July '75 and a band called CHROME were sculling  around the third rate pub circuit long before Mr Rotten and Co. had pissed in  their first ash tray. Ted Carroll looked at the Melody Maker gig guide(erama),  pushed his glasses back up his nose and decided that with a name like that they  had to be the first band on CHISWICK RECORDS. A week later, accompanied by  diminutive partner, Roger Armstrong, he slunk into a seedy pub in Highbury and  was confronted by four mean looking characters playing Chuck Berry riffs as if  their lives depended on it. To the right, chewing gum and looking like he would  eat your cat was ZENON HIEROWSKY; (later de Fleur) by any other name THE COUNT  BISHOPS had arrived.

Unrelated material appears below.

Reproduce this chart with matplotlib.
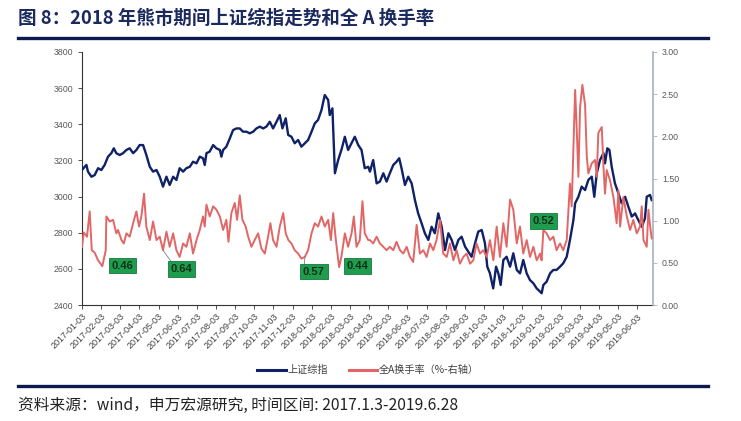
"""Recreate: 2018 bear market - SSE Composite vs all-A turnover."""

import matplotlib

matplotlib.use("Agg")
import matplotlib.pyplot as plt  # noqa: E402
from matplotlib.lines import Line2D  # noqa: E402

plt.rcParams["font.family"] = ["Liberation Sans", "Noto Sans CJK SC", "DejaVu Sans"]
CJK = ["Noto Sans CJK SC", "DejaVu Sans"]

NAVY = "#0f2167"
RED = "#e26666"
GREEN = "#1f9d4f"

TITLE = "图 8：2018 年熊市期间上证综指走势和全 A 换手率"
SOURCE = "资料来源：wind，申万宏源研究, 时间区间: 2017.1.3-2019.6.28"

# x values are months since 2017-01-03
TICK_LABELS = [
    "2017-01-03", "2017-02-03", "2017-03-03", "2017-04-03", "2017-05-03",
    "2017-06-03", "2017-07-03", "2017-08-03", "2017-09-03", "2017-10-03",
    "2017-11-03", "2017-12-03", "2018-01-03", "2018-02-03", "2018-03-03",
    "2018-04-03", "2018-05-03", "2018-06-03", "2018-07-03", "2018-08-03",
    "2018-09-03", "2018-10-03", "2018-11-03", "2018-12-03", "2019-01-03",
    "2019-02-03", "2019-03-03", "2019-04-03", "2019-05-03", "2019-06-03",
]

# 上证综指 (left axis)
sh_x = [
    0.00, 0.14, 0.23, 0.31, 0.49, 0.66, 0.84, 1.01, 1.18, 1.36, 1.53, 1.66,
    1.79, 1.97, 2.14, 2.32, 2.49, 2.67, 2.84, 3.01, 3.19, 3.36, 3.54, 3.71,
    3.89, 4.06, 4.23, 4.41, 4.58, 4.76, 4.93, 5.10, 5.28, 5.45, 5.63, 5.80,
    5.98, 6.15, 6.32, 6.41, 6.50, 6.67, 6.85, 7.02, 7.20, 7.28, 7.37, 7.54,
    7.72, 7.89, 8.07, 8.24, 8.41, 8.59, 8.76, 8.94, 9.11, 9.29, 9.46, 9.63,
    9.81, 9.98, 10.16, 10.33, 10.47, 10.64, 10.77, 10.94, 11.11, 11.29, 11.46,
    11.64, 11.81, 11.99, 12.16, 12.33, 12.51, 12.68, 12.86, 12.94, 13.08,
    13.21, 13.38, 13.55, 13.73, 13.90, 14.08, 14.25, 14.43, 14.60, 14.77,
    14.95, 15.04, 15.21, 15.39, 15.56, 15.74, 15.91, 16.08, 16.26, 16.43,
    16.57, 16.69, 16.87, 17.04, 17.22, 17.39, 17.56, 17.74, 17.91, 18.09,
    18.26, 18.43, 18.61, 18.79, 18.96, 19.14, 19.31, 19.48, 19.66, 19.83,
    20.01, 20.18, 20.35, 20.53, 20.70, 20.88, 21.05, 21.17, 21.31, 21.48,
    21.63, 21.75, 21.87, 22.01, 22.18, 22.36, 22.53, 22.71, 22.88, 23.05,
    23.23, 23.40, 23.58, 23.75, 23.93, 24.01, 24.10, 24.27, 24.45, 24.62,
    24.79, 24.97, 25.14, 25.32, 25.49, 25.67, 25.76, 25.93, 26.10, 26.28,
    26.45, 26.63, 26.76, 26.89, 27.06, 27.24, 27.32, 27.44, 27.55, 27.67,
    27.84, 28.02, 28.19, 28.37, 28.54, 28.72, 28.89, 29.06, 29.24, 29.41,
    29.50, 29.67, 29.76,
]
sh_val = [
    3147, 3165, 3175, 3138, 3110, 3119, 3157, 3147, 3175, 3221, 3240, 3267,
    3240, 3230, 3240, 3258, 3267, 3240, 3258, 3285, 3285, 3230, 3165, 3138,
    3147, 3110, 3055, 3110, 3064, 3110, 3092, 3157, 3138, 3157, 3165, 3193,
    3184, 3221, 3212, 3175, 3240, 3249, 3285, 3267, 3258, 3221, 3258, 3276,
    3322, 3368, 3377, 3377, 3359, 3359, 3350, 3359, 3377, 3387, 3377, 3387,
    3414, 3377, 3414, 3451, 3377, 3433, 3341, 3331, 3295, 3313, 3276,
    3295, 3313, 3359, 3405, 3424, 3479, 3562, 3534, 3451, 3488,
    3129, 3202, 3258, 3331, 3258, 3295, 3331, 3285, 3258, 3157,
    3165, 3138, 3202, 3073, 3083, 3129, 3083, 3129, 3175, 3193,
    3212, 3157, 3064, 3110, 3073, 2981, 2907, 2852, 2797, 2760,
    2833, 2797, 2907, 2833, 2704, 2797, 2760, 2704, 2760, 2778,
    2723, 2695, 2667, 2741, 2806, 2815, 2741, 2612, 2575, 2492,
    2612, 2575, 2511, 2649, 2667, 2612, 2686, 2594, 2575, 2649,
    2575, 2538, 2520, 2492, 2474, 2465, 2511, 2529, 2575, 2594,
    2594, 2612, 2631, 2667, 2760, 2870, 2963, 2999, 3055, 3036,
    3092, 3110, 2999, 3129, 3202, 3240, 3184, 3267, 3258, 3165,
    3073, 3018, 2963, 2999, 2944, 2889, 2907, 2870, 2833, 2880,
    2999, 3009, 2981,
]

# 全A换手率 (%, right axis)
to_x = [
    0.00, 0.09, 0.26, 0.40, 0.51, 0.66, 0.84, 1.06, 1.24, 1.27, 1.45, 1.62,
    1.79, 1.88, 2.06, 2.18, 2.32, 2.49, 2.67, 2.84, 2.98, 3.10, 3.24, 3.36,
    3.54, 3.71, 3.89, 4.06, 4.23, 4.41, 4.58, 4.76, 4.93, 5.10, 5.28, 5.45,
    5.63, 5.80, 5.98, 6.15, 6.32, 6.41, 6.50, 6.67, 6.85, 7.02, 7.20, 7.37,
    7.54, 7.65, 7.80, 7.98, 8.10, 8.24, 8.38, 8.55, 8.68, 8.85, 9.02, 9.20,
    9.37, 9.55, 9.72, 9.84, 9.98, 10.16, 10.33, 10.51, 10.64, 10.78, 10.94,
    11.11, 11.29, 11.46, 11.64, 11.81, 11.99, 12.16, 12.33, 12.51, 12.68,
    12.86, 13.00, 13.12, 13.26, 13.43, 13.55, 13.73, 13.90, 14.08, 14.20,
    14.34, 14.51, 14.65, 14.77, 14.95, 15.04, 15.21, 15.39, 15.56, 15.74,
    15.91, 16.08, 16.26, 16.43, 16.61, 16.78, 16.96, 17.13, 17.30, 17.48,
    17.65, 17.83, 18.00, 18.18, 18.35, 18.52, 18.70, 18.87, 19.05, 19.22,
    19.40, 19.57, 19.74, 19.92, 20.09, 20.27, 20.44, 20.61, 20.79, 20.96,
    21.14, 21.31, 21.49, 21.66, 21.83, 22.01, 22.18, 22.36, 22.53, 22.71,
    22.88, 23.05, 23.23, 23.40, 23.58, 23.75, 23.93, 24.01, 24.10, 24.27,
    24.45, 24.62, 24.79, 24.97, 25.14, 25.32, 25.49, 25.58, 25.76, 25.84,
    25.93, 26.02, 26.14, 26.28, 26.37, 26.45, 26.63, 26.80, 26.89, 26.97,
    27.15, 27.24, 27.32, 27.41, 27.58, 27.76, 27.93, 28.02, 28.11, 28.28,
    28.46, 28.63, 28.80, 28.98, 29.15, 29.24, 29.33, 29.50, 29.59, 29.68,
    29.76,
]
to_val = [
    0.69, 0.86, 0.81, 1.11, 0.65, 0.62, 0.53, 0.46, 0.65, 1.05, 0.99, 1.01,
    0.85, 0.89, 0.77, 0.73, 0.85, 0.81, 0.97, 1.11, 0.93, 1.05, 1.32, 0.93,
    0.77, 0.99, 0.77, 0.81, 0.65, 0.87, 0.69, 0.85, 0.65, 0.57, 0.73, 0.69,
    0.85, 0.61, 0.77, 0.89, 1.05, 0.93, 1.19, 1.05, 1.17, 1.13, 1.05, 0.89,
    1.01, 0.75, 1.09, 1.21, 1.01, 1.30, 1.01, 0.93, 0.81, 0.69, 0.77, 0.85,
    0.67, 0.61, 0.81, 0.97, 0.77, 0.69, 0.93, 1.09, 0.85, 0.77, 0.73,
    0.65, 0.61, 0.55, 0.57, 0.65, 0.85, 0.97, 0.93, 1.05, 0.93,
    1.01, 0.77, 1.09, 0.77, 0.45, 0.57, 0.85, 0.69, 0.85, 1.05,
    0.69, 0.77, 1.23, 0.85, 0.77, 0.77, 0.73, 0.81, 0.73, 0.69,
    0.65, 0.69, 0.65, 0.75, 0.65, 0.61, 0.69, 0.57, 0.51, 0.95,
    0.61, 0.65, 0.57, 0.73, 0.65, 0.77, 1.01, 0.61, 0.57, 0.73,
    0.53, 0.65, 0.49, 0.57, 0.61, 0.49, 0.53, 0.73, 0.61, 0.65,
    0.57, 0.77, 0.53, 0.93, 0.57, 0.97, 0.69, 1.25, 1.13, 0.73,
    0.93, 0.61, 0.77, 0.57, 0.69, 0.53, 0.61, 0.53, 0.89, 0.85,
    0.77, 0.81, 0.65, 0.73, 0.65, 0.77, 1.44, 1.17, 2.55, 2.11,
    1.52, 2.35, 2.61, 2.37, 1.76, 1.56, 1.68, 1.72, 1.52, 2.04,
    2.11, 1.64, 1.32, 1.60, 1.48, 1.28, 0.97, 1.36, 0.93, 1.28,
    1.05, 0.89, 1.01, 0.85, 0.93, 1.17, 0.77, 0.69, 1.13, 0.93,
    0.79,
]

# green callouts: text, box centre (x, y on right axis), optional leader start
note_text = ["0.46", "0.64", "0.57", "0.44", "0.52"]
note_x = [2.11, 5.21, 12.11, 14.39, 24.11]
note_y = [0.466, 0.427, 0.397, 0.462, 0.996]
leader_x = [None, 4.23, 11.64, None, None]
leader_y = [None, 0.65, 0.57, None, None]


def main() -> None:
    fig = plt.figure(figsize=(7.41, 4.21), dpi=100)
    ax = fig.add_axes([0.1107, 0.2755, 0.7706, 0.601])
    ax2 = ax.twinx()

    ax.plot(sh_x, sh_val, color=NAVY, linewidth=1.7, zorder=3)
    ax2.plot(to_x, to_val, color=RED, linewidth=1.4, zorder=3)

    ax.set_xlim(0, 29.83)
    ax.set_ylim(2400, 3800)
    ax.set_yticks(range(2400, 3801, 200))
    ax2.set_ylim(0, 3.0)
    ax2.set_yticks([0, 0.5, 1.0, 1.5, 2.0, 2.5, 3.0])
    ax2.set_yticklabels([f"{v:.2f}" for v in ax2.get_yticks()])

    ax.set_xticks(range(len(TICK_LABELS)))
    ax.set_xticklabels(TICK_LABELS, rotation=45, ha="right", va="top",
                       rotation_mode="anchor", fontsize=6.5, color="#404040")

    for a in (ax, ax2):
        a.spines["top"].set_visible(False)
    ax.spines["right"].set_visible(False)
    ax2.spines["left"].set_visible(False)
    ax2.spines["bottom"].set_visible(False)
    ax.spines["left"].set_color("#333333")
    ax.spines["bottom"].set_color("#333333")
    ax2.spines["right"].set_color("#a9b0bd")
    ax2.spines["right"].set_linewidth(1.2)

    ax.tick_params(axis="y", labelsize=6.3, labelcolor="#595959", length=3,
                   color="#333333", width=0.6)
    ax.tick_params(axis="x", length=3, color="#333333", width=0.6, pad=2)
    ax2.tick_params(axis="y", labelsize=6.3, labelcolor="#595959", length=3,
                    color="#a9b0bd", width=0.6)

    for t, x, y, lx, ly in zip(note_text, note_x, note_y, leader_x, leader_y):
        if lx is not None:
            ax2.plot([lx, x - 0.5], [ly, y + 0.07], color="#7f7f7f",
                     linewidth=0.6, zorder=4)
        ax2.text(x, y, t, ha="center", va="center", fontsize=8,
                 fontweight="bold", color="#10301a", zorder=5,
                 bbox=dict(boxstyle="square,pad=0.25", facecolor=GREEN,
                           edgecolor="#167a3c", linewidth=0.6))

    # title and rules
    fig.text(0.024, 0.957, TITLE, family=CJK, fontsize=13.3, fontweight="bold",
             color="#1b2a5e", ha="left", va="center")
    fig.add_artist(Line2D([0.024, 0.955], [0.91, 0.91], color="#0c1a4f",
                          linewidth=2.4))
    fig.add_artist(Line2D([0.024, 0.955], [0.083, 0.083], color="#0c1a4f",
                          linewidth=2.4))
    fig.text(0.024, 0.037, SOURCE, family=CJK, fontsize=11.3, color="#222222",
             ha="left", va="center")

    handles = [Line2D([], [], color=NAVY, linewidth=2.2),
               Line2D([], [], color=RED, linewidth=2.2)]
    fig.legend(handles, ["上证综指", "全A换手率（%-右轴）"], loc="center",
               bbox_to_anchor=(0.497, 0.121), ncol=2, frameon=False,
               prop={"family": CJK, "size": 7.3}, labelcolor="#404040",
               handlelength=2.8, handletextpad=0.2, columnspacing=2.0)

    fig.savefig("out.png", dpi=100)
    plt.close(fig)


if __name__ == "__main__":
    main()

Maniac American Mike Spencer inveigled his way into the  operation several weeks later, sacked most of the band, brought JOHNNY GUTTAR  over from the States on the promise of a vast record deal (CHISWICK RECORDS I  ask you?) and gave birth to THE (original) COUNT BISHOPS. After one disastrous  recording session, where the bass player couldn't even play "Walkin' The Dog",  they went into Pathway Studios (8 tracks and no air) in August '75 and in about  7 hours laid down 13 blistering rock and roll tracks from which, in November of  that year emerged the first release on CHISWICK, THE COUNT BISHOPS SPEEDBALL  E.P.

It didn't exactly set the world on  fire, but through the vast Rock On Empire of two market stalls and few  sympathetic dealers it managed to shift its initial pressing of 1,000 copies in  a surprising short space of time.

Not long after the band drifted  away from CHISWICK, for a while to a small Dutch label called Dynamite for which  they recorded Taking It Easy/Train Train. CHISWICK picked up the rights for  this, flipped it to make Train Train the A side and released it as their fifth  single. In the meantime Mike Spencer had left the band in an incident involving  an unfriendly plate glass window. The four piece band that had recorded Train  Train allowed an album of what were essentially demos to escape in Holland and  went on to lay down backing tracks for what was to become the first 'official'  COUNT BISHOPS album.

At this point singer DAVE TICE was  drafted by drummer and fellow Australian PAUL BALBI to complete the five piece  line up that recorded "THE COUNT BISHOPS" album. Dave overdubbed his vocals on  the already recorded backing tracks and the album came out in July '77. The  single Baby Your Wrong/stay Free had already been pulled in April of that  year.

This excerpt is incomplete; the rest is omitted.